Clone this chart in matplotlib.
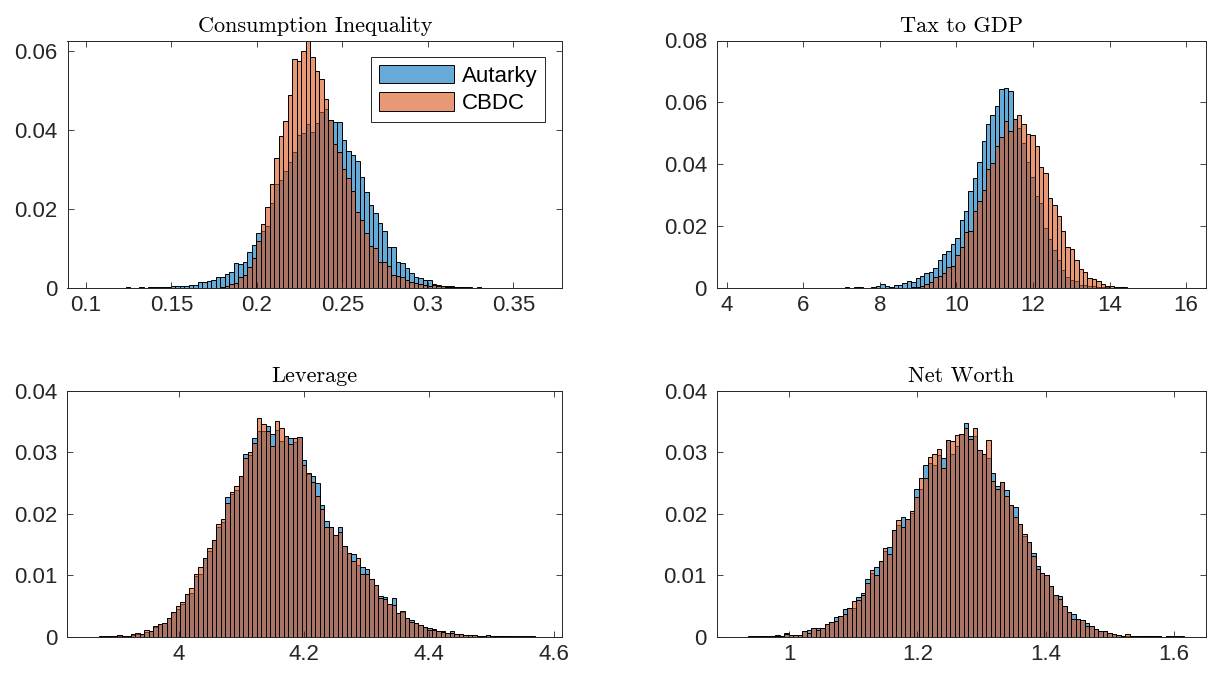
import numpy as np
import matplotlib
matplotlib.use("Agg")
import matplotlib.pyplot as plt

plt.rcParams["font.family"] = ["Liberation Sans", "DejaVu Sans"]

# bar heights (probability per bin), 100 bins each
ineq_aut = [
    0.0001, 0.0001, 0.0000, 0.0001, 0.0000, 0.0001, 0.0001, 0.0001, 0.0002, 0.0001,
    0.0001, 0.0002, 0.0001, 0.0002, 0.0002, 0.0002, 0.0003, 0.0003, 0.0004, 0.0005,
    0.0005, 0.0006, 0.0007, 0.0008, 0.0014, 0.0014, 0.0017, 0.0021, 0.0028, 0.0028,
    0.0036, 0.0041, 0.0062, 0.0060, 0.0066, 0.0090, 0.0108, 0.0139, 0.0145, 0.0158,
    0.0216, 0.0262, 0.0274, 0.0297, 0.0318, 0.0345, 0.0387, 0.0392, 0.0416, 0.0394,
    0.0417, 0.0446, 0.0454, 0.0425, 0.0420, 0.0420, 0.0374, 0.0347, 0.0336, 0.0321,
    0.0282, 0.0242, 0.0210, 0.0189, 0.0164, 0.0143, 0.0103, 0.0103, 0.0067, 0.0063,
    0.0050, 0.0038, 0.0029, 0.0025, 0.0021, 0.0021, 0.0010, 0.0008, 0.0005, 0.0005,
    0.0004, 0.0003, 0.0003, 0.0002, 0.0002, 0.0001, 0.0002, 0.0001, 0.0001, 0.0001,
    0.0001, 0.0001, 0.0000, 0.0001, 0.0000, 0.0001, 0.0000, 0.0000, 0.0001, 0.0001,
]
ineq_cbdc = [
    0.0000, 0.0000, 0.0000, 0.0000, 0.0000, 0.0000, 0.0000, 0.0000, 0.0000, 0.0000,
    0.0000, 0.0000, 0.0000, 0.0000, 0.0000, 0.0000, 0.0000, 0.0000, 0.0000, 0.0000,
    0.0000, 0.0000, 0.0000, 0.0000, 0.0000, 0.0000, 0.0000, 0.0000, 0.0001, 0.0002,
    0.0004, 0.0009, 0.0012, 0.0027, 0.0034, 0.0054, 0.0076, 0.0119, 0.0163, 0.0204,
    0.0263, 0.0328, 0.0384, 0.0423, 0.0488, 0.0579, 0.0574, 0.0599, 0.0624, 0.0585,
    0.0548, 0.0528, 0.0478, 0.0426, 0.0365, 0.0345, 0.0300, 0.0278, 0.0246, 0.0193,
    0.0172, 0.0139, 0.0105, 0.0101, 0.0067, 0.0067, 0.0055, 0.0032, 0.0030, 0.0027,
    0.0019, 0.0014, 0.0013, 0.0010, 0.0008, 0.0006, 0.0008, 0.0006, 0.0004, 0.0003,
    0.0003, 0.0002, 0.0002, 0.0001, 0.0001, 0.0001, 0.0001, 0.0001, 0.0000, 0.0001,
    0.0000, 0.0000, 0.0000, 0.0000, 0.0000, 0.0000, 0.0000, 0.0000, 0.0000, 0.0000,
]

tax_aut = [
    0.0000, 0.0001, 0.0000, 0.0000, 0.0001, 0.0000, 0.0000, 0.0001, 0.0000, 0.0001,
    0.0000, 0.0001, 0.0000, 0.0001, 0.0001, 0.0000, 0.0001, 0.0001, 0.0001, 0.0001,
    0.0002, 0.0001, 0.0002, 0.0002, 0.0003, 0.0002, 0.0003, 0.0003, 0.0002, 0.0001,
    0.0004, 0.0006, 0.0014, 0.0006, 0.0005, 0.0012, 0.0010, 0.0017, 0.0024, 0.0019,
    0.0033, 0.0041, 0.0048, 0.0054, 0.0065, 0.0092, 0.0112, 0.0120, 0.0144, 0.0161,
    0.0220, 0.0250, 0.0313, 0.0356, 0.0409, 0.0475, 0.0532, 0.0561, 0.0589, 0.0642,
    0.0648, 0.0636, 0.0545, 0.0516, 0.0468, 0.0409, 0.0360, 0.0298, 0.0276, 0.0194,
    0.0158, 0.0124, 0.0091, 0.0059, 0.0038, 0.0027, 0.0024, 0.0012, 0.0012, 0.0009,
    0.0006, 0.0005, 0.0003, 0.0003, 0.0002, 0.0002, 0.0001, 0.0002, 0.0001, 0.0001,
    0.0001, 0.0000, 0.0001, 0.0000, 0.0001, 0.0000, 0.0000, 0.0000, 0.0000, 0.0001,
]
tax_cbdc = [
    0.0000, 0.0000, 0.0000, 0.0000, 0.0000, 0.0000, 0.0000, 0.0000, 0.0000, 0.0000,
    0.0000, 0.0000, 0.0000, 0.0000, 0.0000, 0.0000, 0.0000, 0.0000, 0.0000, 0.0000,
    0.0000, 0.0000, 0.0000, 0.0000, 0.0000, 0.0000, 0.0000, 0.0000, 0.0000, 0.0000,
    0.0000, 0.0000, 0.0000, 0.0000, 0.0000, 0.0000, 0.0000, 0.0001, 0.0002, 0.0003,
    0.0005, 0.0009, 0.0014, 0.0019, 0.0035, 0.0040, 0.0048, 0.0070, 0.0072, 0.0108,
    0.0134, 0.0182, 0.0186, 0.0250, 0.0283, 0.0317, 0.0384, 0.0403, 0.0461, 0.0487,
    0.0541, 0.0507, 0.0546, 0.0561, 0.0532, 0.0498, 0.0495, 0.0459, 0.0392, 0.0373,
    0.0292, 0.0268, 0.0233, 0.0186, 0.0134, 0.0126, 0.0091, 0.0062, 0.0054, 0.0032,
    0.0029, 0.0023, 0.0013, 0.0009, 0.0006, 0.0005, 0.0005, 0.0003, 0.0002, 0.0002,
    0.0001, 0.0001, 0.0001, 0.0000, 0.0001, 0.0000, 0.0000, 0.0000, 0.0000, 0.0000,
]

lev_aut = [
    0.0000, 0.0000, 0.0001, 0.0000, 0.0001, 0.0001, 0.0002, 0.0002, 0.0002, 0.0004,
    0.0005, 0.0005, 0.0008, 0.0010, 0.0016, 0.0021, 0.0023, 0.0031, 0.0040, 0.0046,
    0.0054, 0.0070, 0.0072, 0.0099, 0.0103, 0.0129, 0.0140, 0.0157, 0.0179, 0.0187,
    0.0227, 0.0233, 0.0238, 0.0262, 0.0297, 0.0295, 0.0323, 0.0334, 0.0335, 0.0343,
    0.0330, 0.0336, 0.0319, 0.0326, 0.0323, 0.0317, 0.0324, 0.0288, 0.0264, 0.0262,
    0.0250, 0.0214, 0.0189, 0.0179, 0.0165, 0.0178, 0.0148, 0.0136, 0.0135, 0.0117,
    0.0114, 0.0111, 0.0094, 0.0085, 0.0066, 0.0065, 0.0053, 0.0064, 0.0039, 0.0040,
    0.0031, 0.0028, 0.0022, 0.0019, 0.0017, 0.0015, 0.0013, 0.0010, 0.0010, 0.0007,
    0.0009, 0.0005, 0.0005, 0.0004, 0.0004, 0.0004, 0.0002, 0.0002, 0.0003, 0.0002,
    0.0002, 0.0001, 0.0001, 0.0001, 0.0001, 0.0000, 0.0001, 0.0000, 0.0001, 0.0000,
]
lev_cbdc = [
    0.0000, 0.0000, 0.0000, 0.0001, 0.0001, 0.0001, 0.0003, 0.0002, 0.0002, 0.0005,
    0.0006, 0.0005, 0.0011, 0.0010, 0.0018, 0.0021, 0.0023, 0.0031, 0.0040, 0.0050,
    0.0057, 0.0070, 0.0080, 0.0102, 0.0113, 0.0129, 0.0145, 0.0157, 0.0184, 0.0192,
    0.0218, 0.0236, 0.0246, 0.0262, 0.0291, 0.0300, 0.0315, 0.0356, 0.0346, 0.0334,
    0.0311, 0.0351, 0.0339, 0.0326, 0.0313, 0.0323, 0.0324, 0.0280, 0.0266, 0.0251,
    0.0229, 0.0208, 0.0179, 0.0179, 0.0165, 0.0170, 0.0148, 0.0136, 0.0124, 0.0129,
    0.0103, 0.0102, 0.0094, 0.0085, 0.0064, 0.0062, 0.0053, 0.0052, 0.0039, 0.0043,
    0.0031, 0.0025, 0.0022, 0.0019, 0.0017, 0.0012, 0.0011, 0.0010, 0.0008, 0.0007,
    0.0006, 0.0005, 0.0005, 0.0004, 0.0004, 0.0004, 0.0002, 0.0002, 0.0003, 0.0002,
    0.0002, 0.0001, 0.0001, 0.0001, 0.0000, 0.0001, 0.0000, 0.0001, 0.0000, 0.0000,
]

nw_aut = [
    0.0000, 0.0000, 0.0001, 0.0000, 0.0001, 0.0001, 0.0000, 0.0001, 0.0003, 0.0002,
    0.0006, 0.0004, 0.0004, 0.0004, 0.0010, 0.0011, 0.0014, 0.0015, 0.0014, 0.0021,
    0.0025, 0.0033, 0.0034, 0.0045, 0.0047, 0.0047, 0.0065, 0.0071, 0.0095, 0.0104,
    0.0113, 0.0124, 0.0140, 0.0146, 0.0173, 0.0182, 0.0195, 0.0192, 0.0202, 0.0241,
    0.0240, 0.0279, 0.0283, 0.0279, 0.0296, 0.0290, 0.0320, 0.0297, 0.0310, 0.0330,
    0.0348, 0.0327, 0.0327, 0.0304, 0.0298, 0.0291, 0.0266, 0.0246, 0.0252, 0.0239,
    0.0215, 0.0211, 0.0184, 0.0164, 0.0154, 0.0136, 0.0115, 0.0104, 0.0100, 0.0083,
    0.0068, 0.0066, 0.0051, 0.0041, 0.0037, 0.0030, 0.0027, 0.0023, 0.0018, 0.0013,
    0.0010, 0.0009, 0.0007, 0.0005, 0.0004, 0.0002, 0.0002, 0.0002, 0.0001, 0.0001,
    0.0002, 0.0002, 0.0001, 0.0001, 0.0000, 0.0001, 0.0001, 0.0000, 0.0001, 0.0000,
]
nw_cbdc = [
    0.0000, 0.0000, 0.0000, 0.0001, 0.0001, 0.0001, 0.0001, 0.0001, 0.0002, 0.0002,
    0.0005, 0.0004, 0.0004, 0.0004, 0.0010, 0.0007, 0.0014, 0.0011, 0.0014, 0.0021,
    0.0025, 0.0026, 0.0034, 0.0038, 0.0047, 0.0059, 0.0060, 0.0069, 0.0088, 0.0109,
    0.0101, 0.0124, 0.0145, 0.0135, 0.0173, 0.0190, 0.0178, 0.0192, 0.0205, 0.0228,
    0.0259, 0.0259, 0.0293, 0.0298, 0.0305, 0.0274, 0.0320, 0.0318, 0.0328, 0.0330,
    0.0339, 0.0322, 0.0339, 0.0304, 0.0298, 0.0320, 0.0254, 0.0241, 0.0252, 0.0229,
    0.0215, 0.0195, 0.0184, 0.0168, 0.0154, 0.0131, 0.0111, 0.0104, 0.0100, 0.0083,
    0.0068, 0.0062, 0.0051, 0.0041, 0.0030, 0.0030, 0.0027, 0.0018, 0.0018, 0.0013,
    0.0010, 0.0009, 0.0007, 0.0005, 0.0004, 0.0002, 0.0005, 0.0002, 0.0001, 0.0001,
    0.0002, 0.0002, 0.0001, 0.0001, 0.0000, 0.0001, 0.0000, 0.0001, 0.0000, 0.0000,
]

# data range covered by the bins, axis limits, ticks
titles = ["Consumption Inequality", "Tax to GDP", "Leverage", "Net Worth"]
bin_range = [(0.1023, 0.3656), (4.33, 15.84), (3.858, 4.577), (0.9225, 1.622)]
xlims = [(0.0892, 0.3785), (3.74, 16.52), (3.821, 4.613), (0.887, 1.65)]
ylims = [(0, 0.0626), (0, 0.08), (0, 0.04), (0, 0.04)]
xticks = [[0.1, 0.15, 0.2, 0.25, 0.3, 0.35], [4, 6, 8, 10, 12, 14, 16],
          [4, 4.2, 4.4, 4.6], [1, 1.2, 1.4, 1.6]]
xticklabels = [["0.1", "0.15", "0.2", "0.25", "0.3", "0.35"],
               ["4", "6", "8", "10", "12", "14", "16"],
               ["4", "4.2", "4.4", "4.6"], ["1", "1.2", "1.4", "1.6"]]
yticks = [[0, 0.02, 0.04, 0.06], [0, 0.02, 0.04, 0.06, 0.08],
          [0, 0.01, 0.02, 0.03, 0.04], [0, 0.01, 0.02, 0.03, 0.04]]
yticklabels = [["0", "0.02", "0.04", "0.06"], ["0", "0.02", "0.04", "0.06", "0.08"],
               ["0", "0.01", "0.02", "0.03", "0.04"], ["0", "0.01", "0.02", "0.03", "0.04"]]

autarky = [ineq_aut, tax_aut, lev_aut, nw_aut]
cbdc = [ineq_cbdc, tax_cbdc, lev_cbdc, nw_cbdc]

blue = (0.0, 0.447, 0.741, 0.6)
orange = (0.85, 0.325, 0.098, 0.6)
dark = "#262626"

fig = plt.figure(figsize=(12.08, 6.77), dpi=100)
W, H = 1208, 677
# axes boxes in pixels: left, top, right, bottom
boxes = [(67.5, 40.5, 562, 288), (716.7, 40.5, 1206, 288.3),
         (67.3, 390.7, 562.3, 637), (716.7, 390.7, 1206, 637)]

for i in range(4):
    l, t, r, b = boxes[i]
    ax = fig.add_axes([l / W, 1 - b / H, (r - l) / W, (b - t) / H])
    edges = np.linspace(bin_range[i][0], bin_range[i][1], len(autarky[i]) + 1)
    w = edges[1] - edges[0]
    ax.bar(edges[:-1], autarky[i], width=w, align="edge", facecolor=blue,
           edgecolor="black", linewidth=0.7, label="Autarky")
    ax.bar(edges[:-1], cbdc[i], width=w, align="edge", facecolor=orange,
           edgecolor="black", linewidth=0.7, label="CBDC")
    ax.set_xlim(xlims[i])
    ax.set_ylim(ylims[i])
    ax.set_xticks(xticks[i])
    ax.set_xticklabels(xticklabels[i])
    ax.set_yticks(yticks[i])
    ax.set_yticklabels(yticklabels[i])
    ax.tick_params(direction="in", top=True, right=True, length=4.5, width=0.6,
                   labelsize=16, colors=dark)
    ax.tick_params(axis="y", pad=7)
    ax.tick_params(axis="x", pad=5)
    for s in ax.spines.values():
        s.set_color(dark)
        s.set_linewidth(0.7)
    ax.set_title(titles[i], fontfamily="cmr10", fontsize=16, pad=6, color="black")
    if i == 0:
        leg = ax.legend(loc="upper right", fontsize=16, handlelength=3.4,
                        handleheight=0.9, labelspacing=0.25, borderpad=0.35,
                        handletextpad=0.35, borderaxespad=0.75, fancybox=False,
                        framealpha=1, edgecolor=dark)
        leg.get_frame().set_linewidth(0.7)

fig.savefig("out.png", dpi=100)
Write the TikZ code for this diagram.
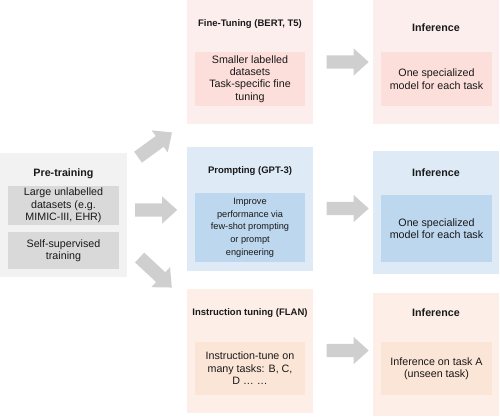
\documentclass[tikz,border=0pt]{standalone}
\usepackage{fontspec}
\setmainfont{Liberation Sans}
\usetikzlibrary{shapes.arrows}
\definecolor{ftOuter}{RGB}{253,238,238}
\definecolor{ftInner}{RGB}{252,222,218}
\definecolor{prOuter}{RGB}{222,235,247}
\definecolor{prInner}{RGB}{189,215,238}
\definecolor{itOuter}{RGB}{253,239,232}
\definecolor{itInner}{RGB}{251,229,214}
\definecolor{ptOuter}{RGB}{242,242,242}
\definecolor{ptInner}{RGB}{217,217,217}
\definecolor{arrowGray}{RGB}{208,207,207}
\definecolor{txt}{RGB}{25,25,25}
\tikzset{
  box/.style={draw=none, anchor=north west, inner sep=0pt, outer sep=0pt, text=txt, align=center},
  body/.style={box, font=\fontsize{10.7}{12.4}\selectfont},
  smallbody/.style={box, font=\fontsize{9.2}{12.7}\selectfont},
  title/.style={inner sep=0pt, text=txt, font=\fontsize{9.5}{11}\selectfont\bfseries},
  bigtitle/.style={inner sep=0pt, text=txt, font=\fontsize{10.7}{12}\selectfont\bfseries},
  fat/.style={single arrow, draw=none, fill=arrowGray, inner xsep=0pt, inner ysep=6.5pt,
    minimum height=42pt, single arrow head extend=7pt,
    single arrow tip angle=84, single arrow head indent=0pt}
}
\begin{document}
\begin{tikzpicture}[x=1pt,y=-1pt]
\useasboundingbox (0,0) rectangle (500,417);
% outer boxes
\node[box, fill=ftOuter, minimum width=126pt, minimum height=124pt] (ft) at (187,0) {};
\node[box, fill=ftOuter, minimum width=126pt, minimum height=124pt] (inf1) at (373,0) {};
\node[box, fill=prOuter, minimum width=126pt, minimum height=124pt] (pr) at (187,147) {};
\node[box, fill=prOuter, minimum width=126pt, minimum height=123pt] (inf2) at (373,151) {};
\node[box, fill=itOuter, minimum width=126pt, minimum height=124pt] (it) at (187,289) {};
\node[box, fill=itOuter, minimum width=126pt, minimum height=123pt] (inf3) at (373,293) {};
\node[box, fill=ptOuter, minimum width=127pt, minimum height=124pt] (pt) at (0,153) {};
% titles
\node[title] (ftT) at (250,24) {Fine-Tuning (BERT, T5)};
\node[bigtitle] (inf1T) at (436,28) {Inference};
\node[title] (prT) at (250,171) {Prompting (GPT-3)};
\node[bigtitle] (inf2T) at (436,173) {Inference};
\node[title] (itT) at (250,313) {Instruction tuning (FLAN)};
\node[bigtitle] (inf3T) at (436,313) {Inference};
\node[bigtitle] (ptT) at (63.5,174) {Pre-training};
% inner boxes
\node[body, fill=ftInner, minimum width=110pt, minimum height=54pt] (ftI) at (195,52) {Smaller labelled\\datasets\\Task-specific fine\\tuning};
\node[body, fill=ftInner, minimum width=111pt, minimum height=54pt] (inf1I) at (381,52) {One specialized\\model for each task};
\node[smallbody, fill=prInner, minimum width=110pt, minimum height=69pt] (prI) at (195,193) {Improve\\performance via\\few-shot prompting\\or prompt\\engineering};
\node[body, fill=prInner, minimum width=111pt, minimum height=67pt] (inf2I) at (381,195) {One specialized\\model for each task};
\node[body, fill=itInner, minimum width=110pt, minimum height=53pt] (itI) at (195,342) {Instruction-tune on\\many tasks: B, C,\\D \dots\ \dots};
\node[body, fill=itInner, minimum width=111pt, minimum height=53pt] (inf3I) at (381,342) {Inference on task A\\(unseen task)};
\node[body, fill=ptInner, minimum width=111pt, minimum height=39pt] (pt1) at (8,186) {Large unlabelled\\datasets (e.g.\\MIMIC-III, EHR)};
\node[body, fill=ptInner, minimum width=111pt, minimum height=37pt] (pt2) at (8,232) {Self-supervised\\training};
% fat arrows
\node[fat, rotate=36] (aUp) at (152,147) {};
\node[fat] (aMid) at (152.5,210) {};
\node[fat, rotate=-43, minimum height=44pt] (aDown) at (153,270) {};
\node[fat] (aR1) at (344,62) {};
\node[fat] (aR2) at (344,208.5) {};
\node[fat] (aR3) at (344,350.5) {};
\end{tikzpicture}
\end{document}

INSTRUCTIONS TO FOLLOW: Find every line in the records that has the string "matplotlib", then state how many there are and nothing else.

EXERCISE RESULT: 4